Notre interlocuteur avoue qu’au Bureau, il gagne 30 000 hryvnias (environ 1 000 euros), moins qu’il ne gagnait dans le cabinet d’audit international. «Je n’ai jamais eu l’intention de travailler dans une entreprise d’État. Mais je ne vois rien de plus important que la lutte contre la corruption. Sans l’avoir vaincue, il sera impossible de construire».

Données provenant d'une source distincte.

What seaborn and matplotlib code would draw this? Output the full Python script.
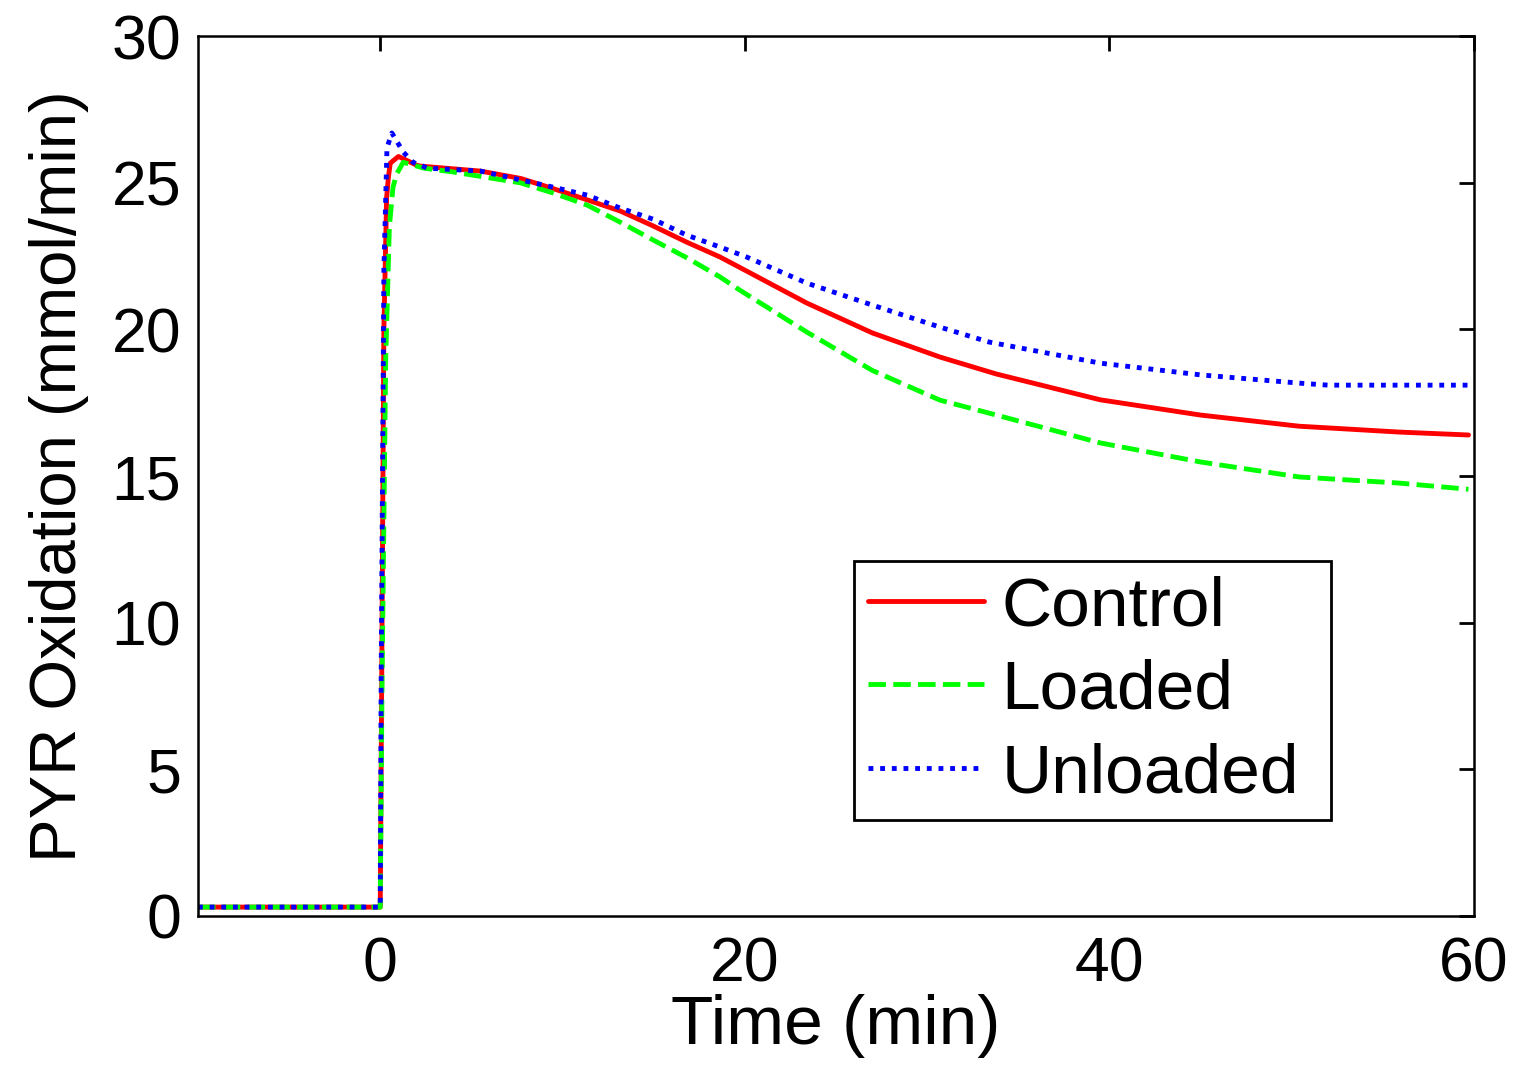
import numpy as np
import pandas as pd
import matplotlib
matplotlib.use("Agg")
import matplotlib.pyplot as plt
import seaborn as sns

# ---- data ----
control_t = [-10, -0.01, 0.0, 0.05, 0.2, 0.35, 0.45, 0.55, 1.0, 2.0, 2.2, 5.5, 7.7, 9.5, 11.35, 13.16, 14.97, 16.8, 18.64, 20.1, 23.4, 27.0, 30.7, 33.8, 39.5, 45, 50.4, 55.9, 59.7]
control_y = [0.3, 0.3, 0.3, 5.0, 20.0, 24.5, 25.2, 25.67, 25.9, 25.6, 25.57, 25.4, 25.15, 24.8, 24.42, 24.04, 23.53, 22.98, 22.47, 21.99, 20.9, 19.88, 19.06, 18.48, 17.6, 17.08, 16.7, 16.5, 16.4]

loaded_t = [-10, -0.01, 0.0, 0.1, 0.3, 0.5, 0.7, 0.9, 1.26, 2.4, 4.0, 7.68, 9.5, 11.35, 13.16, 14.97, 16.8, 18.64, 19.7, 23.4, 27.0, 30.7, 33.8, 39.5, 45, 50.4, 55.9, 59.7]
loaded_y = [0.3, 0.3, 0.3, 8.0, 19.0, 23.5, 24.85, 25.3, 25.7, 25.5, 25.37, 25.0, 24.65, 24.24, 23.66, 23.05, 22.45, 21.79, 21.35, 19.91, 18.6, 17.59, 17.08, 16.13, 15.48, 14.97, 14.76, 14.55]

unloaded_t = [-10, -0.01, 0.0, 0.05, 0.2, 0.37, 0.64, 1.26, 1.8, 2.6, 5.5, 9.5, 11.35, 13.16, 14.97, 16.8, 18.64, 20.1, 23.4, 27.0, 30.7, 33.4, 39.5, 45, 50.4, 52, 59.7]
unloaded_y = [0.3, 0.3, 0.3, 8.0, 22.0, 26.2, 26.7, 26.05, 25.7, 25.5, 25.4, 24.85, 24.58, 24.14, 23.76, 23.22, 22.81, 22.47, 21.58, 20.83, 20.08, 19.57, 18.85, 18.45, 18.17, 18.1, 18.1]

series_names = ["Control", "Loaded", "Unloaded"]
x_ticks = [0, 20, 40, 60]
y_ticks = [0, 5, 10, 15, 20, 25, 30]

sns.set_style("white")
plt.rcParams['font.family'] = ['Liberation Sans', 'DejaVu Sans']
plt.rcParams['text.color'] = 'black'
plt.rcParams['axes.labelcolor'] = 'black'
plt.rcParams['xtick.color'] = 'black'
plt.rcParams['ytick.color'] = 'black'

fig = plt.figure(figsize=(15.18, 10.65), dpi=100)
ax = fig.add_axes([0.1304, 0.140, 0.8406, 0.826])

lw = 3.5
specs = [
    (control_t, control_y, "#FF0000", "-"),
    (loaded_t, loaded_y, "#00FF00", (0, (3.6, 1.5))),
    (unloaded_t, unloaded_y, "#0000FF", (0, (1.0, 1.4))),
]
for name, (t, y, c, ls) in zip(series_names, specs):
    df = pd.DataFrame({"t": t, "y": y})
    sns.lineplot(data=df, x="t", y="y", ax=ax, color=c, linestyle=ls,
                 linewidth=lw, label=name, estimator=None, sort=False)

ax.set_xlim(-10, 60)
ax.set_ylim(0, 30)
ax.set_xticks(x_ticks)
ax.set_yticks(y_ticks)
ax.set_xlabel("Time (min)", fontsize=50, labelpad=0)
ax.set_ylabel("PYR Oxidation (mmol/min)", fontsize=47, labelpad=16)
ax.tick_params(axis='both', which='both', direction='in', length=11, width=2,
               labelsize=45, top=True, right=True)
ax.tick_params(axis='x', pad=14)
ax.tick_params(axis='y', pad=12)
for s in ax.spines.values():
    s.set_visible(True)
    s.set_color("black")
    s.set_linewidth(1.8)

leg_w = 477 / 1276
leg = ax.legend(loc='upper left', bbox_to_anchor=(0.514, 0.0, leg_w, 0.403),
                mode='expand', fontsize=50,
                frameon=True, fancybox=False, edgecolor='black', framealpha=1,
                borderaxespad=0, handlelength=1.68, handletextpad=0.25,
                borderpad=0.2, labelspacing=0.28)
leg.get_frame().set_linewidth(2.0)

fig.savefig("out.png", dpi=100, facecolor="white")
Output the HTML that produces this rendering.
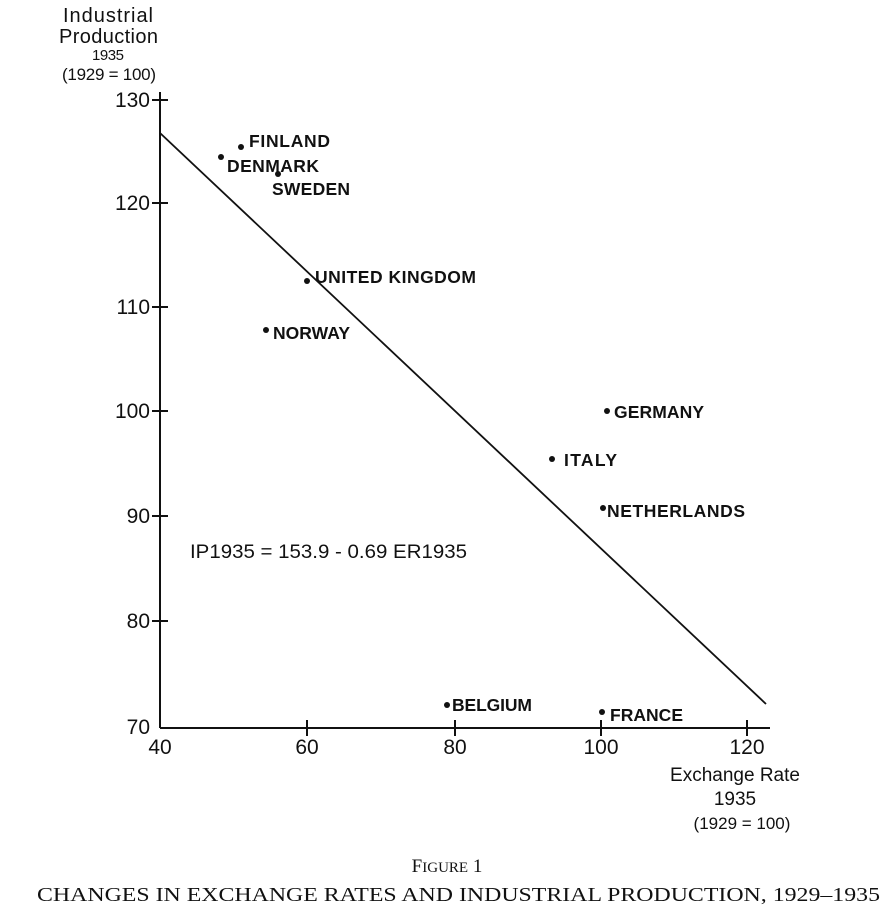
<!DOCTYPE html>
<html><head><meta charset="utf-8"><style>
html,body{margin:0;padding:0;background:#fff;}
svg{display:block;}
text{font-family:"Liberation Sans",sans-serif;fill:#111;}
.t{font-size:21px;}
.l{font-size:17.5px;font-weight:bold;}
</style></head><body>
<svg width="895" height="912" viewBox="0 0 895 912" xmlns="http://www.w3.org/2000/svg">
<g stroke="#111" stroke-width="2" fill="none">
<line x1="160" y1="92" x2="160" y2="728"/>
<line x1="160" y1="728" x2="770" y2="728"/>
<line x1="152" y1="100" x2="168" y2="100"/>
<line x1="152" y1="203" x2="168" y2="203"/>
<line x1="152" y1="307" x2="168" y2="307"/>
<line x1="152" y1="411" x2="168" y2="411"/>
<line x1="152" y1="516" x2="168" y2="516"/>
<line x1="152" y1="621" x2="168" y2="621"/>
<line x1="307" y1="720" x2="307" y2="736"/>
<line x1="455" y1="720" x2="455" y2="736"/>
<line x1="601" y1="720" x2="601" y2="736"/>
<line x1="747" y1="720" x2="747" y2="736"/>
<line x1="160" y1="133" x2="766" y2="704" stroke-width="1.8"/>
</g>
<g class="t" text-anchor="end">
<text x="150" y="107">130</text>
<text x="150" y="210">120</text>
<text x="150" y="314">110</text>
<text x="150" y="418">100</text>
<text x="150" y="523">90</text>
<text x="150" y="628">80</text>
<text x="150" y="734">70</text>
</g>
<g class="t" text-anchor="middle">
<text x="160" y="754">40</text>
<text x="307" y="754">60</text>
<text x="455" y="754">80</text>
<text x="601" y="754">100</text>
<text x="747" y="754">120</text>
</g>
<g font-size="20">
<text x="63" y="22" textLength="90">Industrial</text>
<text x="59" y="43" textLength="99">Production</text>
<text x="92" y="60" font-size="15" textLength="32">1935</text>
<text x="62" y="80" font-size="17" textLength="94">(1929 = 100)</text>
</g>
<g font-size="19" text-anchor="middle">
<text x="735" y="781">Exchange Rate</text>
<text x="735" y="805">1935</text>
<text x="742" y="829" font-size="17">(1929 = 100)</text>
</g>
<text x="190" y="558" font-size="19" textLength="277" lengthAdjust="spacingAndGlyphs">IP1935 = 153.9 - 0.69 ER1935</text>
<g fill="#111">
<circle cx="241" cy="147" r="3"/><circle cx="221" cy="157" r="3"/><circle cx="278" cy="174" r="3"/>
<circle cx="307" cy="281" r="3"/><circle cx="266" cy="330" r="3"/><circle cx="607" cy="411" r="3"/>
<circle cx="552" cy="459" r="3"/><circle cx="603" cy="508" r="3"/><circle cx="447" cy="705" r="3"/>
<circle cx="602" cy="712" r="3"/>
</g>
<g class="l">
<text x="249" y="147" textLength="81">FINLAND</text>
<text x="227" y="172" textLength="92">DENMARK</text>
<text x="272" y="195" textLength="78">SWEDEN</text>
<text x="315" y="283" textLength="161">UNITED KINGDOM</text>
<text x="273" y="339" textLength="77">NORWAY</text>
<text x="614" y="418" textLength="90">GERMANY</text>
<text x="564" y="466" textLength="53">ITALY</text>
<text x="607" y="517" textLength="138">NETHERLANDS</text>
<text x="452" y="711" textLength="80">BELGIUM</text>
<text x="610" y="721" textLength="73">FRANCE</text>
</g>
<text x="447" y="872" text-anchor="middle" style="font-family:'Liberation Serif',serif" font-size="19">F<tspan font-size="15">IGURE</tspan> 1</text>
<text x="37" y="901" style="font-family:'Liberation Serif',serif" font-size="20" textLength="843" lengthAdjust="spacingAndGlyphs">CHANGES IN EXCHANGE RATES AND INDUSTRIAL PRODUCTION, 1929–1935</text>
</svg>
</body></html>
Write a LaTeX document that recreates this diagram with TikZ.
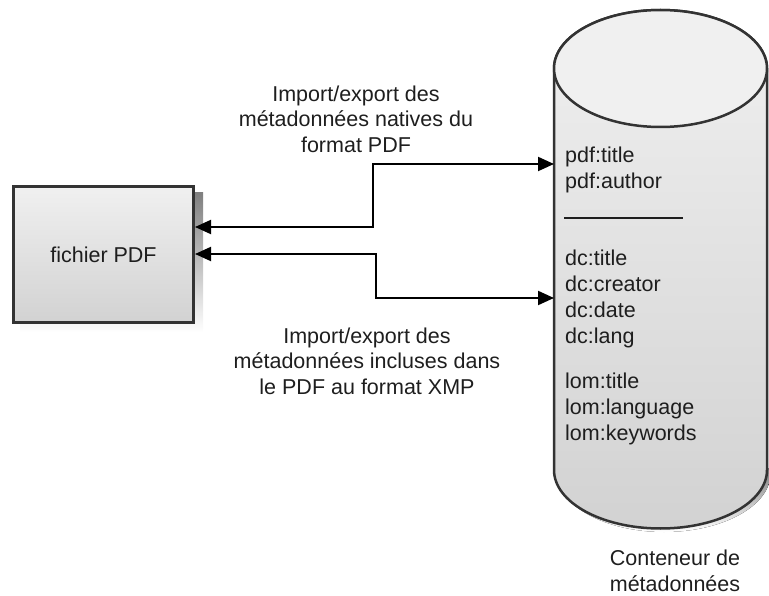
\documentclass[tikz,border=0pt]{standalone}
\usepackage{fontspec}
\setmainfont{Liberation Sans}
\usetikzlibrary{arrows.meta}

\definecolor{ink}{HTML}{1E1E1E}
\definecolor{edge}{HTML}{333333}
\definecolor{shade}{HTML}{B4B4B4}
\definecolor{filltop}{HTML}{F0F0F0}
\definecolor{fillbot}{HTML}{D2D2D2}

\tikzset{
  label text/.style={font=\fontsize{21.5}{25.6}\selectfont, text=ink, inner sep=0pt},
  filebox/.style={draw=edge, line width=3pt, top color=filltop, bottom color=fillbot,
    minimum width=180pt, minimum height=136pt, inner sep=0pt,
    font=\fontsize{21.5}{25.6}\selectfont, text=ink},
  field/.style={label text, anchor=base west},
  link/.style={draw=black, line width=2pt,
    {Triangle[length=16pt,width=14pt]}-{Triangle[length=16pt,width=14pt]}},
  rim/.style={x radius=106.5pt, y radius=58.5pt},
}

\begin{document}
\begin{tikzpicture}[x=1pt, y=-1pt]
  \useasboundingbox (0,0) rectangle (769,596);

  % PDF file box with its drop shadow
  \fill[shade] (20,193) rectangle (203,332);
  \node[filebox] (pdf) at (103.5,254.5) {fichier PDF};

  % metadata container: frame node used by the connectors
  \node[minimum width=213pt, minimum height=517pt, inner sep=0pt, outer sep=0pt]
    (store) at (660.5,268.5) {};

  % cylinder shadow, body and top ellipse (radii in pt: angles on the page)
  \fill[shade] (557.5,468) -- (557.5,473.5) arc[start angle=180, end angle=360, rim]
    -- (770.5,468) -- cycle;
  \path[draw=edge, line width=2.5pt, top color=filltop, bottom color=fillbot]
    (store.west |- 0,68.5) -- (store.west |- 0,470)
    arc[start angle=180, end angle=360, rim]
    -- (store.east |- 0,68.5)
    arc[start angle=0, end angle=180, rim] -- cycle;
  \draw[edge, line width=2.5pt, fill=filltop] (660.5,68.5) ellipse[rim];

  % metadata fields held by the container
  \node[field] (f1) at (565,163) {pdf:title};
  \node[field] (f2) at (565,189) {pdf:author};
  \coordinate (sepA) at (564,218);
  \coordinate (sepB) at (683,218);
  \draw[ink, line width=1.6pt] (sepA) -- (sepB);
  \node[field] (f3) at (565,266) {dc:title};
  \node[field] (f4) at (565,292) {dc:creator};
  \node[field] (f5) at (565,317) {dc:date};
  \node[field] (f6) at (565,343) {dc:lang};
  \node[field] (f7) at (565,388) {lom:title};
  \node[field] (f8) at (565,414) {lom:language};
  \node[field] (f9) at (565,440) {lom:keywords};

  % connectors between the file and the container
  \draw[link] (pdf.east |- 0,227) -- (373,227) -- (373,164) -- (store.west |- 0,164);
  \draw[link] (pdf.east |- 0,254) -- (376,254) -- (376,298) -- (store.west |- 0,298);

  % connector captions
  \node[label text, align=center, anchor=north] (cap1) at (356,85.5)
    {Import/export des\\métadonnées natives du\\format PDF};
  \node[label text, align=center, anchor=north] (cap2) at (367,327.5)
    {Import/export des\\métadonnées incluses dans\\le PDF au format XMP};
  \node[label text, align=center, anchor=north] (cap3) at (675,550)
    {Conteneur de\\métadonnées};
\end{tikzpicture}
\end{document}
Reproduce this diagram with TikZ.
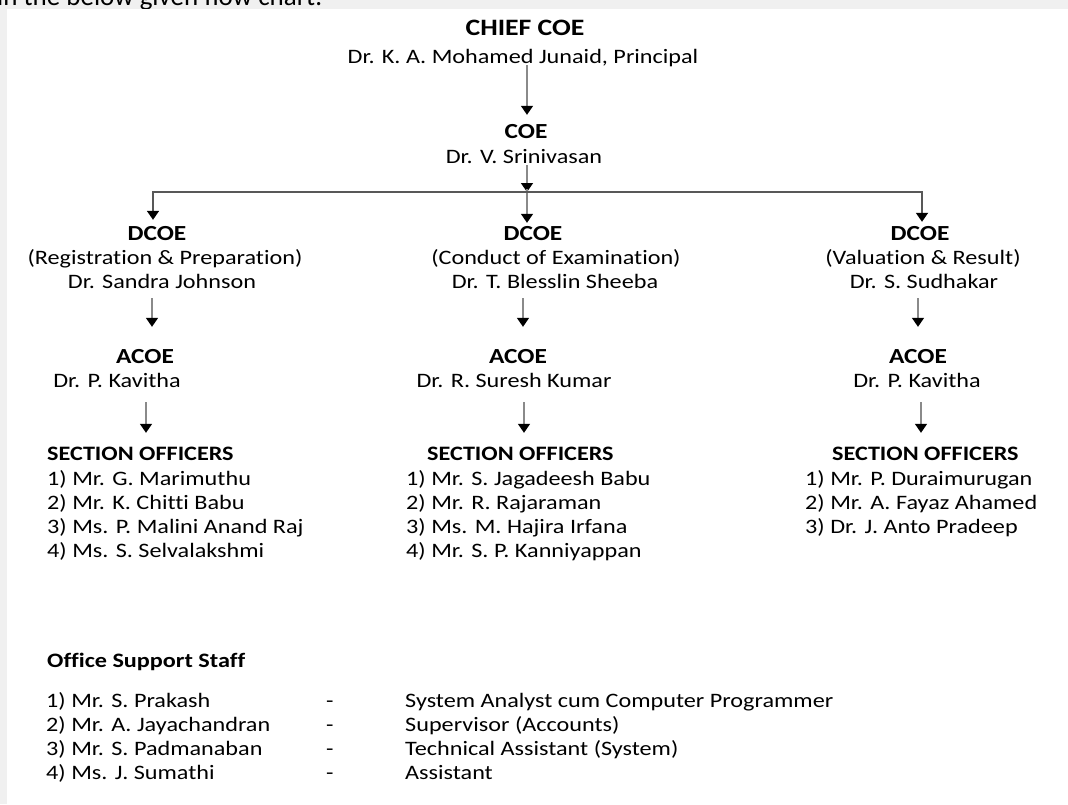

L’analyste est persuadé que le Bureau contient tous les outils nécessaires pour mener des enquêtes : plus de 100 registres d’État (registres des personnes juridiques et physiques, registre des procurations, base de données du ministère de l’Intérieur, de la police routière, du Trésor public) sont désormais ouverts. La loi permet aux enquêteurs d’initier une détention s’ils estiment que le suspect peut quitter l’Ukraine.
Cependant, Alexyї Gryzenko, membre du Conseil public auprès du Bureau et chef de l’Automaydan est plutôt pessimiste. «Le risque de pression politique sur le Bureau est très élevé. Même si le président ne prend pas de décision concernant le travail du Bureau, il essaie d’user de son influence pour l’empêcher de fonctionner correctement».
«Le processus de la discréditation du Bureau est déjà en cours. Et le président y joue un rôle important, en envoyant à la société des signaux indiquant que le Bureau est sous son contrôle. La seule chance pour le Bureau de résister à cette influence est de s’appuyer sur la société civile», s’exclame Vitalyї Shabounine, dirigeant du Centre de prévention de la corruption.
«Le test de Kononenko» n’est pas seulement une épreuve de résistance pour le Bureau National de lutte contre la corruption en Ukraine, mais aussi une épreuve qui doit démontrer la véritable intention du président concernant la lutte contre la corruption, et non seulement ses déclarations prétentieuses.
«Est-il prêt à mettre en prison son camarаde, son ami?», telle est la question à laquelle Porochenko devrait répondre très rapidement.